Carol Lay
Last week was perhaps one of the most glorious weeks in Portland politics--if you believe in progressive politics, that is. Behind closed doors, Mayor Tom Potter continued to wrestle control and oversight of the Joint Terrorism Task Force away from the federal government. If successful, Portland could set a national precedent for accountability that would affect other Task Forces around the country.

Meanwhile, last year's unlikely power to the people pipe dream inched closer to reality as an out of state corporation, Texas Pacific, buckled to pressure and officially bailed on its effort to purchase PGE. That move clears the way for the city to purchase the power company and chalks up a decisive victory against corporate greed.

Then, to cap off the week, on Thursday afternoon in city council chambers, the notion of publicly funded campaigns took a giant leap forward.

For three hours laypersons and political experts alike spoke in support of so-called "Voter Owned Elections" (previously named the "Clean Money Campaign"). A wide array of citizens praised city council for its novel idea with words like "groundbreaking" and "gutsy." If the ordinance passes, Portland will be the first city in the country to publicly finance its campaigns.

The four council members in attendance practically gloated over their support for the ordinance. (Dan Saltzman, who has been stubborn in giving his support, was conveniently sick with the flu.) At various times, the mayor and council members individually spoke of how the plan will curb influence from lobbyists and open up the playing field for candidates. Under the ordinance, any candidate who gathers 1,000 five-dollar donations from residents will, in turn, receive $150,000 in public funds to run his or her campaign for city council or mayor.

A final vote on the ordinance will most likely occur in early May. At this point, unless city council members have an unexpected personality and philosophical overhaul, the ordinance is destined to pass.

Throughout the session, the mood in council chambers was lighthearted, and almost jovial. At one point, Potter responded to an accusation that city council lacks diversity (which the ordinance will help remedy) by stating he was "honored to sit next to a gay city council member on one side." He paused before adding, "and a happy city councilor on the other," presumably referring to Erik Sten, who championed the ordinance.

City Commissioner Sam Adams took the opportunity to lean forward and quip: "You decide [which is which]."

A few people did step forward to voice limited concerns. One woman representing the Metropolitan Association of Realtors, a moderately powerful lobby group, trotted out a few sacred cows and tried to stir up doubts about the plan.

"When there is already a budget shortfall," the spokeswoman explained, "money should not be taken from parks, children and police."

Sten addressed those concerns, stating that funding comes from small surcharges on the city's various bureaus. (Funding for the plan is roughly equivalent to $2.50 per city resident.) A few other city hall insiders said the lobby groups were objecting to the plan's funding as a smokescreen to hide their real concerns: That publicly financed elections will take away lobby groups' most powerful tools--large campaign donations which, in turn, lead to favors from elected officials.

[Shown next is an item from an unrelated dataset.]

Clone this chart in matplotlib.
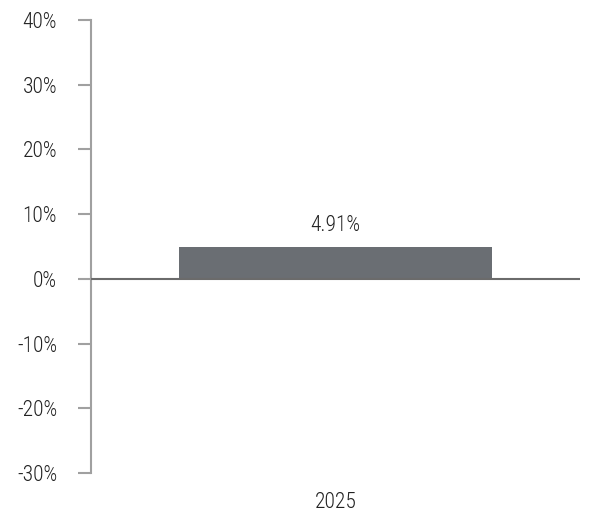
import matplotlib.pyplot as plt
from matplotlib.ticker import FuncFormatter

# data
categories = ["2025"]
values = [4.91]
y_ticks = [-30, -20, -10, 0, 10, 20, 30, 40]

plt.rcParams["font.family"] = ["Roboto Condensed", "Liberation Sans", "DejaVu Sans"]
plt.rcParams["font.weight"] = "light"

fig = plt.figure(figsize=(6, 5.32), dpi=100)
ax = fig.add_axes([0.1517, 0.1109, 0.815, 0.8515])

bars = ax.bar(range(len(categories)), values, width=0.64, color="#6a6e73")
for b, v in zip(bars, values):
    ax.text(b.get_x() + b.get_width() / 2, v + 1.7, f"{v:.2f}%",
            ha="center", va="bottom", fontsize=15.5, color="#222222")

ax.axhline(0, color="#6b6b6b", lw=1.5, zorder=3)

ax.set_xlim(-0.5, 0.5)
ax.set_ylim(-30, 40)
ax.set_yticks(y_ticks)
ax.yaxis.set_major_formatter(FuncFormatter(lambda v, p: f"{v:.0f}%"))
ax.set_xticks(range(len(categories)))
ax.set_xticklabels(categories)

for s in ["top", "right", "bottom"]:
    ax.spines[s].set_visible(False)
ax.spines["left"].set_color("#a0a0a0")
ax.spines["left"].set_linewidth(1.5)

ax.tick_params(axis="y", length=9.4, width=1.5, color="#a0a0a0",
               labelsize=15.5, labelcolor="#222222", pad=15)
ax.tick_params(axis="x", length=0, labelsize=15.5, labelcolor="#222222", pad=14)

fig.savefig("out.png", dpi=100)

But now, with the ordinance moving into reality, the true test will be whether or not it can work. (Publicly financed campaigns will most likely take effect during next spring's campaigns against Saltzman and, in a twist of Frankenstein-ian irony, against the creator of the ordinance himself, Sten.)

A 26-year-old African American woman was energized by the idea, explaining to council how she helped register 628 voters last year. However, she also noted how difficult it was to gather those signatures--let alone a five-dollar donation. In short, getting a council seat may not be as easy as it may seem.

In an interview with the Mercury, Jo Ann Bowman, a former state representative and a longtime proponent of the plan, admitted that the hurdle of gathering 1,000 five-dollar donations will be difficult to clear. For the past year, Bowman has been working with Oregon Action, a community-based political organization, to push forward the plan.

On the other hand, Bowman explained that gathering 1,000 donations would weed out all but the serious candidates.

"You should be able to show broad-base support of the community before we give you money," she explained. "It's not easy; but it's also not impossible."